PROBLEM TO WORK ON »
Copy the records below exactly, leaving out every picture.

RECORDS SHOWN »

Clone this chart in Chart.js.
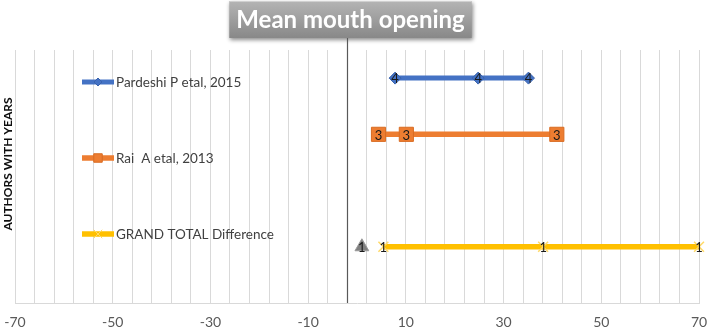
<!DOCTYPE html>
<html><head><meta charset="utf-8">
<style>html,body{margin:0;padding:0;background:#fff}#wrap{width:708px;height:330px;position:relative}</style>
<script src="https://cdn.jsdelivr.net/npm/chart.js@4.4.1/dist/chart.umd.min.js"></script>
</head><body><div id="wrap"><canvas id="c" width="708" height="330"></canvas></div>
<script>
// ---- data ----
const chartTitle = 'Mean mouth opening';
const yAxisTitle = 'AUTHORS WITH YEARS';
const seriesNames = ['Pardeshi P etal, 2015', 'Rai  A etal, 2013', 'GRAND TOTAL Difference'];
const pardeshiX = [7.8, 24.8, 35.1];
const pardeshiY = [4, 4, 4];
const raiX = [4.4, 10.1, 40.9];
const raiY = [3, 3, 3];
const grandX = [5.4, 38.1, 70];
const grandY = [1, 1, 1];
const extraX = [1];
const extraY = [1];
const xTickLabels = [-70, -50, -30, -10, 10, 30, 50, 70];
const xMin = -70, xMax = 70, xGridStep = 4;
const yMin = 0, yMax = 4.5;
const axisCrossX = -2;

const FONT = 'Lato, "Open Sans", sans-serif';
const pts = (xs, ys) => xs.map((x, i) => ({x: x, y: ys[i]}));

const titleBox = {
  id: 'titleBox',
  beforeDraw(chart) {
    const tb = chart.titleBlock;
    if (!tb) return;
    const ctx = chart.ctx;
    ctx.save();
    ctx.font = 'bold 24px ' + FONT;
    const w = ctx.measureText(chartTitle).width;
    const cx = (tb.left + tb.right) / 2;
    const x0 = cx - w / 2 - 7, x1 = cx + w / 2 + 7;
    const y0 = 1, y1 = 38;
    ctx.shadowColor = 'rgba(0,0,0,0.45)';
    ctx.shadowBlur = 4; ctx.shadowOffsetX = 1; ctx.shadowOffsetY = 2;
    const g = ctx.createLinearGradient(0, y0, 0, y1);
    g.addColorStop(0, '#b4b4b4'); g.addColorStop(1, '#888888');
    ctx.fillStyle = g;
    ctx.fillRect(x0, y0, x1 - x0, y1 - y0);
    ctx.shadowColor = 'transparent';
    ctx.strokeStyle = '#d0d0d0'; ctx.lineWidth = 1;
    ctx.beginPath(); ctx.moveTo(x0, y0 + 0.5); ctx.lineTo(x1, y0 + 0.5); ctx.stroke();
    ctx.restore();
  }
};

const crossAxis = {
  id: 'crossAxis',
  beforeDatasetsDraw(chart) {
    const ctx = chart.ctx, xs = chart.scales.x, a = chart.chartArea;
    const px = Math.round(xs.getPixelForValue(axisCrossX)) + 0.5;
    ctx.save();
    ctx.strokeStyle = '#595959'; ctx.lineWidth = 1.2;
    ctx.beginPath(); ctx.moveTo(px, 38); ctx.lineTo(px, a.bottom); ctx.stroke();
    ctx.restore();
  }
};

const yTitle = {
  id: 'yTitle',
  afterDraw(chart) {
    const ctx = chart.ctx;
    ctx.save();
    ctx.translate(8, 164);
    ctx.rotate(-Math.PI / 2);
    ctx.font = 'bold 12px ' + FONT;
    ctx.fillStyle = '#0d0d0d';
    ctx.textAlign = 'center'; ctx.textBaseline = 'middle';
    ctx.fillText(yAxisTitle, 0, 0);
    ctx.restore();
  }
};

const valueLabels = {
  id: 'valueLabels',
  afterDatasetsDraw(chart) {
    const ctx = chart.ctx;
    ctx.save();
    ctx.font = '13px ' + FONT;
    ctx.fillStyle = '#1a1a1a';
    ctx.textAlign = 'center'; ctx.textBaseline = 'middle';
    chart.data.datasets.forEach((ds, i) => {
      const meta = chart.getDatasetMeta(i);
      meta.data.forEach((pt, j) => ctx.fillText(String(ds.data[j].y), pt.x, pt.y + 1));
    });
    ctx.restore();
  }
};

const inLegend = {
  id: 'inLegend',
  afterDraw(chart) {
    const ctx = chart.ctx;
    const rows = [82, 158, 234];
    ctx.save();
    chart.data.datasets.slice(0, 3).forEach((ds, i) => {
      const y = rows[i];
      ctx.strokeStyle = ds.borderColor; ctx.lineWidth = ds.borderWidth;
      ctx.beginPath(); ctx.moveTo(82, y); ctx.lineTo(114, y); ctx.stroke();
      ctx.fillStyle = ds.pointBackgroundColor; ctx.strokeStyle = ds.pointBorderColor;
      ctx.lineWidth = 1;
      Chart.helpers.drawPoint(ctx, {pointStyle: ds.pointStyle, radius: ds.legendRadius, rotation: 0, borderWidth: 1}, 98, y);
      ctx.font = '13.5px ' + FONT;
      ctx.fillStyle = '#404040';
      ctx.textAlign = 'left'; ctx.textBaseline = 'middle';
      ctx.fillText(ds.label, 116, y + 1);
    });
    ctx.restore();
  }
};

new Chart(document.getElementById('c'), {
  type: 'scatter',
  data: {
    datasets: [
      {label: seriesNames[0], data: pts(pardeshiX, pardeshiY), showLine: true,
       borderColor: '#4472C4', borderWidth: 5, pointStyle: 'rectRot', pointRadius: 6,
       pointBackgroundColor: '#4472C4', pointBorderColor: '#3a63ad', pointBorderWidth: 1,
       legendRadius: 4, clip: false},
      {label: seriesNames[1], data: pts(raiX, raiY), showLine: true,
       borderColor: '#ED7D31', borderWidth: 5.5, pointStyle: 'rect', pointRadius: 10,
       pointBackgroundColor: '#ED7D31', pointBorderColor: '#d96c22', pointBorderWidth: 1,
       legendRadius: 6, clip: false},
      {label: seriesNames[2], data: pts(grandX, grandY), showLine: true,
       borderColor: '#FFC000', borderWidth: 5.5, pointStyle: 'crossRot', pointRadius: 7,
       pointBackgroundColor: '#FFE699', pointBorderColor: '#FFD966', pointBorderWidth: 1.5,
       legendRadius: 6, clip: false},
      {label: '', data: pts(extraX, extraY), showLine: false,
       borderColor: '#7F7F7F', pointStyle: 'triangle', pointRadius: 8,
       pointBackgroundColor: '#7F7F7F', pointBorderColor: '#9a9a9a', pointBorderWidth: 1, clip: false}
    ]
  },
  options: {
    responsive: false,
    animation: false,
    layout: {autoPadding: false, padding: {left: 2, right: 9, top: 0, bottom: 0}},
    plugins: {
      legend: {display: false},
      tooltip: {enabled: false},
      title: {display: true, text: chartTitle, color: '#ffffff',
              font: {family: FONT, size: 24, weight: 'bold'},
              padding: {top: 6, bottom: 15.2}}
    },
    scales: {
      x: {type: 'linear', min: xMin, max: xMax,
          grid: {color: '#d9d9d9', lineWidth: 1, drawTicks: false},
          border: {display: true, color: '#d9d9d9'},
          ticks: {stepSize: xGridStep, autoSkip: false, maxRotation: 0, padding: 11,
                  color: '#595959', font: {family: FONT, size: 14},
                  callback: v => xTickLabels.includes(Math.round(v)) ? String(Math.round(v)) : ''},
          afterFit: s => { s.height = 27; s.paddingLeft = 0; s.paddingRight = 0; }},
      y: {type: 'linear', min: yMin, max: yMax,
          grid: {display: false}, border: {display: false},
          ticks: {display: false},
          afterFit: s => { s.width = 13; s.paddingTop = 0; s.paddingBottom = 0; }}
    }
  },
  plugins: [titleBox, crossAxis, valueLabels, inLegend, yTitle]
});
</script>
</body></html>
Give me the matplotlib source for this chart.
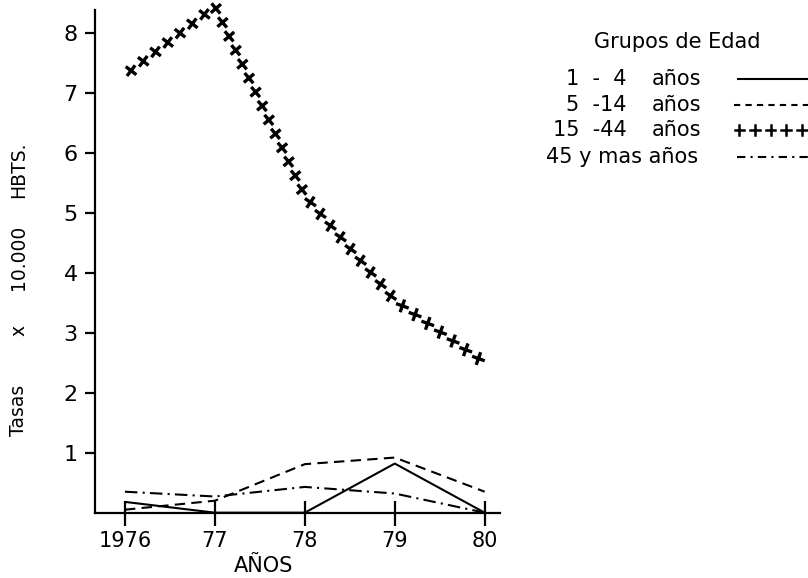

SOLUTION FOR THIS TASK »
Clone this chart in Chart.js.
<!DOCTYPE html>
<html><head><meta charset="utf-8">
<style>html,body{margin:0;padding:0;background:#fff}#wrap{width:708px;height:330px;position:relative}</style>
<script src="https://cdn.jsdelivr.net/npm/chart.js@4.4.1/dist/chart.umd.min.js"></script>
</head><body><div id="wrap"><canvas id="c" width="708" height="330"></canvas></div>
<script>
// ---- data ----
const chartTitle = 'Mean mouth opening';
const yAxisTitle = 'AUTHORS WITH YEARS';
const seriesNames = ['Pardeshi P etal, 2015', 'Rai  A etal, 2013', 'GRAND TOTAL Difference'];
const pardeshiX = [7.8, 24.8, 35.1];
const pardeshiY = [4, 4, 4];
const raiX = [4.4, 10.1, 40.9];
const raiY = [3, 3, 3];
const grandX = [5.4, 38.1, 70];
const grandY = [1, 1, 1];
const extraX = [1];
const extraY = [1];
const xTickLabels = [-70, -50, -30, -10, 10, 30, 50, 70];
const xMin = -70, xMax = 70, xGridStep = 4;
const yMin = 0, yMax = 4.5;
const axisCrossX = -2;

const FONT = 'Lato, "Open Sans", sans-serif';
const pts = (xs, ys) => xs.map((x, i) => ({x: x, y: ys[i]}));

const titleBox = {
  id: 'titleBox',
  beforeDraw(chart) {
    const tb = chart.titleBlock;
    if (!tb) return;
    const ctx = chart.ctx;
    ctx.save();
    ctx.font = 'bold 24px ' + FONT;
    const w = ctx.measureText(chartTitle).width;
    const cx = (tb.left + tb.right) / 2;
    const x0 = cx - w / 2 - 7, x1 = cx + w / 2 + 7;
    const y0 = 1, y1 = 38;
    ctx.shadowColor = 'rgba(0,0,0,0.45)';
    ctx.shadowBlur = 4; ctx.shadowOffsetX = 1; ctx.shadowOffsetY = 2;
    const g = ctx.createLinearGradient(0, y0, 0, y1);
    g.addColorStop(0, '#b4b4b4'); g.addColorStop(1, '#888888');
    ctx.fillStyle = g;
    ctx.fillRect(x0, y0, x1 - x0, y1 - y0);
    ctx.shadowColor = 'transparent';
    ctx.strokeStyle = '#d0d0d0'; ctx.lineWidth = 1;
    ctx.beginPath(); ctx.moveTo(x0, y0 + 0.5); ctx.lineTo(x1, y0 + 0.5); ctx.stroke();
    ctx.restore();
  }
};

const crossAxis = {
  id: 'crossAxis',
  beforeDatasetsDraw(chart) {
    const ctx = chart.ctx, xs = chart.scales.x, a = chart.chartArea;
    const px = Math.round(xs.getPixelForValue(axisCrossX)) + 0.5;
    ctx.save();
    ctx.strokeStyle = '#595959'; ctx.lineWidth = 1.2;
    ctx.beginPath(); ctx.moveTo(px, 38); ctx.lineTo(px, a.bottom); ctx.stroke();
    ctx.restore();
  }
};

const yTitle = {
  id: 'yTitle',
  afterDraw(chart) {
    const ctx = chart.ctx;
    ctx.save();
    ctx.translate(8, 164);
    ctx.rotate(-Math.PI / 2);
    ctx.font = 'bold 12px ' + FONT;
    ctx.fillStyle = '#0d0d0d';
    ctx.textAlign = 'center'; ctx.textBaseline = 'middle';
    ctx.fillText(yAxisTitle, 0, 0);
    ctx.restore();
  }
};

const valueLabels = {
  id: 'valueLabels',
  afterDatasetsDraw(chart) {
    const ctx = chart.ctx;
    ctx.save();
    ctx.font = '13px ' + FONT;
    ctx.fillStyle = '#1a1a1a';
    ctx.textAlign = 'center'; ctx.textBaseline = 'middle';
    chart.data.datasets.forEach((ds, i) => {
      const meta = chart.getDatasetMeta(i);
      meta.data.forEach((pt, j) => ctx.fillText(String(ds.data[j].y), pt.x, pt.y + 1));
    });
    ctx.restore();
  }
};

const inLegend = {
  id: 'inLegend',
  afterDraw(chart) {
    const ctx = chart.ctx;
    const rows = [82, 158, 234];
    ctx.save();
    chart.data.datasets.slice(0, 3).forEach((ds, i) => {
      const y = rows[i];
      ctx.strokeStyle = ds.borderColor; ctx.lineWidth = ds.borderWidth;
      ctx.beginPath(); ctx.moveTo(82, y); ctx.lineTo(114, y); ctx.stroke();
      ctx.fillStyle = ds.pointBackgroundColor; ctx.strokeStyle = ds.pointBorderColor;
      ctx.lineWidth = 1;
      Chart.helpers.drawPoint(ctx, {pointStyle: ds.pointStyle, radius: ds.legendRadius, rotation: 0, borderWidth: 1}, 98, y);
      ctx.font = '13.5px ' + FONT;
      ctx.fillStyle = '#404040';
      ctx.textAlign = 'left'; ctx.textBaseline = 'middle';
      ctx.fillText(ds.label, 116, y + 1);
    });
    ctx.restore();
  }
};

new Chart(document.getElementById('c'), {
  type: 'scatter',
  data: {
    datasets: [
      {label: seriesNames[0], data: pts(pardeshiX, pardeshiY), showLine: true,
       borderColor: '#4472C4', borderWidth: 5, pointStyle: 'rectRot', pointRadius: 6,
       pointBackgroundColor: '#4472C4', pointBorderColor: '#3a63ad', pointBorderWidth: 1,
       legendRadius: 4, clip: false},
      {label: seriesNames[1], data: pts(raiX, raiY), showLine: true,
       borderColor: '#ED7D31', borderWidth: 5.5, pointStyle: 'rect', pointRadius: 10,
       pointBackgroundColor: '#ED7D31', pointBorderColor: '#d96c22', pointBorderWidth: 1,
       legendRadius: 6, clip: false},
      {label: seriesNames[2], data: pts(grandX, grandY), showLine: true,
       borderColor: '#FFC000', borderWidth: 5.5, pointStyle: 'crossRot', pointRadius: 7,
       pointBackgroundColor: '#FFE699', pointBorderColor: '#FFD966', pointBorderWidth: 1.5,
       legendRadius: 6, clip: false},
      {label: '', data: pts(extraX, extraY), showLine: false,
       borderColor: '#7F7F7F', pointStyle: 'triangle', pointRadius: 8,
       pointBackgroundColor: '#7F7F7F', pointBorderColor: '#9a9a9a', pointBorderWidth: 1, clip: false}
    ]
  },
  options: {
    responsive: false,
    animation: false,
    layout: {autoPadding: false, padding: {left: 2, right: 9, top: 0, bottom: 0}},
    plugins: {
      legend: {display: false},
      tooltip: {enabled: false},
      title: {display: true, text: chartTitle, color: '#ffffff',
              font: {family: FONT, size: 24, weight: 'bold'},
              padding: {top: 6, bottom: 15.2}}
    },
    scales: {
      x: {type: 'linear', min: xMin, max: xMax,
          grid: {color: '#d9d9d9', lineWidth: 1, drawTicks: false},
          border: {display: true, color: '#d9d9d9'},
          ticks: {stepSize: xGridStep, autoSkip: false, maxRotation: 0, padding: 11,
                  color: '#595959', font: {family: FONT, size: 14},
                  callback: v => xTickLabels.includes(Math.round(v)) ? String(Math.round(v)) : ''},
          afterFit: s => { s.height = 27; s.paddingLeft = 0; s.paddingRight = 0; }},
      y: {type: 'linear', min: yMin, max: yMax,
          grid: {display: false}, border: {display: false},
          ticks: {display: false},
          afterFit: s => { s.width = 13; s.paddingTop = 0; s.paddingBottom = 0; }}
    }
  },
  plugins: [titleBox, crossAxis, valueLabels, inLegend, yTitle]
});
</script>
</body></html>
Give me the matplotlib source for this chart.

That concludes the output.